Salt Lake County Democratic Party Chairman Q. Dang explained the replacement process, which the county party oversees, would begin with a notice from the Salt Lake County Council that they've accepted a resignation from McAdams.

That notice would start a 30-day timer for the county party to return a name to the council. Dang said the party would give potential candidates 10 days to submit their names for consideration and about two weeks to campaign and lobby the leaders who comprise the party's central committee. The voters of that committee include Democratic elected officials whose constituencies fall within county boundaries, party elected officials and the chairs and vice chairs of county voting precincts.

The race is wide open, so essentially any Democrat with established residency in Salt Lake County would be eligible to run.

At the end of the campaign period, an election would be held to winnow the list of candidates down to one. Dang said, assuming there would be more than three candidates, the election would take place in two rounds, with the top two vote-getters from round one proceeding to a second round, where the winner wins with a simple majority of votes. The winning candidate would then be submitted to the County Council for its approval, which is essentially a perfunctory process.

Dang said party officials are "very excited" about the prospect of a potential replacement election, as it is one that only becomes necessary if the party is successful in putting a Democrat back into the state's federal delegation. If successful, McAdams would be the first since Jim Matheson left office in 2012 after six terms in Congress.

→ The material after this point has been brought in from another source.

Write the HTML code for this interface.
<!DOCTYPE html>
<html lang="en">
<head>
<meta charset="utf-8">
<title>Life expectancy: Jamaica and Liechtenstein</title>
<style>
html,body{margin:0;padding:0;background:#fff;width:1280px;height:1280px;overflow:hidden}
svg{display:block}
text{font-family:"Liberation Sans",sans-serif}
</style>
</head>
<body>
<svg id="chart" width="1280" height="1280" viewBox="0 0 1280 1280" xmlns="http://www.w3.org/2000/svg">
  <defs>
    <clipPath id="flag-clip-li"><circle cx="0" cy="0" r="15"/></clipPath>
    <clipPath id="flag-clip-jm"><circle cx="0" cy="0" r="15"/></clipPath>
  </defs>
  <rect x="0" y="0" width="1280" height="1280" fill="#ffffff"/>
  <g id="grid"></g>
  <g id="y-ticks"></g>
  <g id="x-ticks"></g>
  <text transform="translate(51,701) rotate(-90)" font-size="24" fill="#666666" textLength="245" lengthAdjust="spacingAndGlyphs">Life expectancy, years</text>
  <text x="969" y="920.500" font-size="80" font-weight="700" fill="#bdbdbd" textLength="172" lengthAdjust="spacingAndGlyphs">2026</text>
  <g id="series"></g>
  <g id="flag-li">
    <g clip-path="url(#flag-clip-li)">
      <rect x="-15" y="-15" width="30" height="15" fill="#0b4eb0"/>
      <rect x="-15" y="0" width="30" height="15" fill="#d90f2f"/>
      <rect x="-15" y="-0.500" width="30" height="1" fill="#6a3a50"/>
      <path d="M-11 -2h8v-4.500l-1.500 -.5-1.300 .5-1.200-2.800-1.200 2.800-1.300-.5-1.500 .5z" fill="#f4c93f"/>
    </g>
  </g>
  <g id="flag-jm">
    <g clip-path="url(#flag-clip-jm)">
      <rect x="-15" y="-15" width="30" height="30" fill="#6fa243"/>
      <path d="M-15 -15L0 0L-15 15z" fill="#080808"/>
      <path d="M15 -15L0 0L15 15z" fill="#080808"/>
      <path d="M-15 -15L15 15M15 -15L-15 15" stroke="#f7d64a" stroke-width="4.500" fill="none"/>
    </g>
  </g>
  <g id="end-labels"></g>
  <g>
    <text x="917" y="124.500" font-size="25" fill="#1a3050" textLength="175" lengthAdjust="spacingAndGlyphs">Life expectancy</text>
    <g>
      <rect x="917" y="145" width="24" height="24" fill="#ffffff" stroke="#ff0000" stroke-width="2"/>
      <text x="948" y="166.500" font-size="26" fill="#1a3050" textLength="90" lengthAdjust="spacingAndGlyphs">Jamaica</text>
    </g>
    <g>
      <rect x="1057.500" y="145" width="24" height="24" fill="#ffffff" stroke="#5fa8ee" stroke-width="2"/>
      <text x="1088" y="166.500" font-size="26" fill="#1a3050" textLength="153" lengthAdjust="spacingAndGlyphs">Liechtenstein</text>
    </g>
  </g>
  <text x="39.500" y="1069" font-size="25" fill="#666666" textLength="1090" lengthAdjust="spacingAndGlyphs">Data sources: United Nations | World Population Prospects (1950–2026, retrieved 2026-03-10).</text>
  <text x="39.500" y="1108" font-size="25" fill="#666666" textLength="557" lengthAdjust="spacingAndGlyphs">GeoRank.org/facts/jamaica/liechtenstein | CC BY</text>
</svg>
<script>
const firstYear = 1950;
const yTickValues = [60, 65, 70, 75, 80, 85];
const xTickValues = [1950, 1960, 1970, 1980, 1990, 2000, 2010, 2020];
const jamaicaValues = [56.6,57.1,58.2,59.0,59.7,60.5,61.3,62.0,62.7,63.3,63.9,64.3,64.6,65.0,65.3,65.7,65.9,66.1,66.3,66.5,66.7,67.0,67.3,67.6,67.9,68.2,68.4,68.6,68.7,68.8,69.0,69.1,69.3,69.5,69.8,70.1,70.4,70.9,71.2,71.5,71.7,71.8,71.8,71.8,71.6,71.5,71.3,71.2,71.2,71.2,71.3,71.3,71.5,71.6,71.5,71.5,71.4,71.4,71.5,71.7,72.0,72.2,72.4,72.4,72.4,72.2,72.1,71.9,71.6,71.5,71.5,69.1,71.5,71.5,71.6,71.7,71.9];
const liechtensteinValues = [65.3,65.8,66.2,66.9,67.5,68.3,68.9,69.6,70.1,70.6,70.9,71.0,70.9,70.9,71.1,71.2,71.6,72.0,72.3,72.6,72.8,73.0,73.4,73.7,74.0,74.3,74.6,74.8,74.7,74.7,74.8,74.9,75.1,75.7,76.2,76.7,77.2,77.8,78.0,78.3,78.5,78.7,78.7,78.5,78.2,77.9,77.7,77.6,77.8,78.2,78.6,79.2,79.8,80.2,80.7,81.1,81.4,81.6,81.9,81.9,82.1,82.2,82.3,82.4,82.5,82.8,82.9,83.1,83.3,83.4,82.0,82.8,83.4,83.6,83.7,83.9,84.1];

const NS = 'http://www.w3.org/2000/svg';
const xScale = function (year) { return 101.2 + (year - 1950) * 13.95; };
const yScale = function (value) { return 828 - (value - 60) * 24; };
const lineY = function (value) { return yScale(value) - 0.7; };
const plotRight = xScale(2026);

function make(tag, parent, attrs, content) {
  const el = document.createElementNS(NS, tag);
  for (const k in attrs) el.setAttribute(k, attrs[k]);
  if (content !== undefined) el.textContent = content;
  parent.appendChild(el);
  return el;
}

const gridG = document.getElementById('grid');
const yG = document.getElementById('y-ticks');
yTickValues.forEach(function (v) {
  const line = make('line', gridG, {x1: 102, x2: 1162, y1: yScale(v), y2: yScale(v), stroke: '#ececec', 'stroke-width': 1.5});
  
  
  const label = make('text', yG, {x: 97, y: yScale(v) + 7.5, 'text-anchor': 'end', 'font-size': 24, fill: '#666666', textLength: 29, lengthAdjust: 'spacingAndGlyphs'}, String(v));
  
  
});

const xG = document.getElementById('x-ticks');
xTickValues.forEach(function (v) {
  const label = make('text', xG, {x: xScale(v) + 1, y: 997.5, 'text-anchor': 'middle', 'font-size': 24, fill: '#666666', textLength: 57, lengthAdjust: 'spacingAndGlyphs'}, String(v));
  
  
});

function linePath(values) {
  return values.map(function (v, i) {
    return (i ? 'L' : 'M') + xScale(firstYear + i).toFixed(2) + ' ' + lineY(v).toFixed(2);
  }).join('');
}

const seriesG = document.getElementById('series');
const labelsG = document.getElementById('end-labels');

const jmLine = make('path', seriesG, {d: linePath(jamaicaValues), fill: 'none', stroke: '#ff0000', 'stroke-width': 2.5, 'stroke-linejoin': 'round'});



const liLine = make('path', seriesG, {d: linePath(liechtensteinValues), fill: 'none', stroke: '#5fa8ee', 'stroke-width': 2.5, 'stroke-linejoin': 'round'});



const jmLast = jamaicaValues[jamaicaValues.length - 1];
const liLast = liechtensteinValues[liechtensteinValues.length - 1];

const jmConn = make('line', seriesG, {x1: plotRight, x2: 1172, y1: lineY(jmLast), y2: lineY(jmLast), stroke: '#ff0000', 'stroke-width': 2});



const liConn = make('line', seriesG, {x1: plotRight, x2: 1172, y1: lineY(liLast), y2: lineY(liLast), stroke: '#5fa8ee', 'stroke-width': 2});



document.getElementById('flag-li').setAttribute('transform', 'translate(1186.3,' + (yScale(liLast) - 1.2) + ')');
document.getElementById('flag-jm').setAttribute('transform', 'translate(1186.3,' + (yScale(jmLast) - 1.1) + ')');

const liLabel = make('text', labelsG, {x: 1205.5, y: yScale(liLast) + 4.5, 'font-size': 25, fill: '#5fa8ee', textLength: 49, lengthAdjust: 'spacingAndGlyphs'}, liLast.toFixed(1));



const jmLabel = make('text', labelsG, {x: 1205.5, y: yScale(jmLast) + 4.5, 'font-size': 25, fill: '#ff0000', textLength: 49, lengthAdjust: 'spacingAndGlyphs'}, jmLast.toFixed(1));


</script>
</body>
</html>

Democratic Councilman Jim Bradley, who was up for re-election this cycle and currently holds about a 13-point lead over Republican challenger Sophia Dicaro, said he may be interested in the mayor's job, should it become available. He also noted that two of his County Council colleagues are also likely poised to throw their names in the hat, should McAdams ultimately be victorious in his District 4 race.

Salt Lake County Mayor Ben McAdams, Democratic candidate for Utah's 4th Congressional District, speaks at an election night event for the Utah Democratic Party at the Radisson in Salt Lake City on Tuesday, Nov. 6, 2018. McAdams' race against incumbent Rep. Mia Love, R-Utah, remained too close to call at the end of the night.

Spenser Heaps

Salt Lake County Mayor Ben McAdams, Democratic candidate for Utah's 4th Congressional District, speaks at an election night event for the Utah Democratic Party at the Radisson in Salt Lake City on Tuesday, Nov. 6, 2018. McAdams' race against incumbent Rep. Mia Love, R-Utah, remained too close to call at the end of the night.

"I've heard from both Arlen (Bradshaw) and Jenny (Wilson) that they're interested," Bradley said. "I have to believe they would be front-runners if they decide to do it. I would describe myself as interested, but lukewarm at this point."

Bradshaw said he's getting positive feedback from constituents and, if the opportunity arises, would consider chasing an open mayor's seat.

"Since Tuesday, I have received encouragement by many in our community to seek the county mayor's office," Bradshaw said in a statement. "At this time, it is premature to assume there will be a vacancy, but if Mayor McAdams is ultimately sent to Congress, I would give serious consideration to pursuing appointment to his unexpired term."

Wilson also noted her interest, pending a McAdams victory.

"Having worked with Mayor McAdams for several years, I know he will be a wonderful congressman and look forward to a favorable outcome," Wilson said in a statement. "Once we have final results, I will certainly take a hard look at how I can best continue to serve Salt Lake County."

Bradley said he expects there will be strong interest in filling McAdams' seat, should he vacate it, but isn't predicting the opening would draw a scrum of candidates.

"I don't see more than a handful, maybe a half-dozen candidates for this," Bradley said. "Four or five solid candidates and maybe a couple long-shot hopefuls."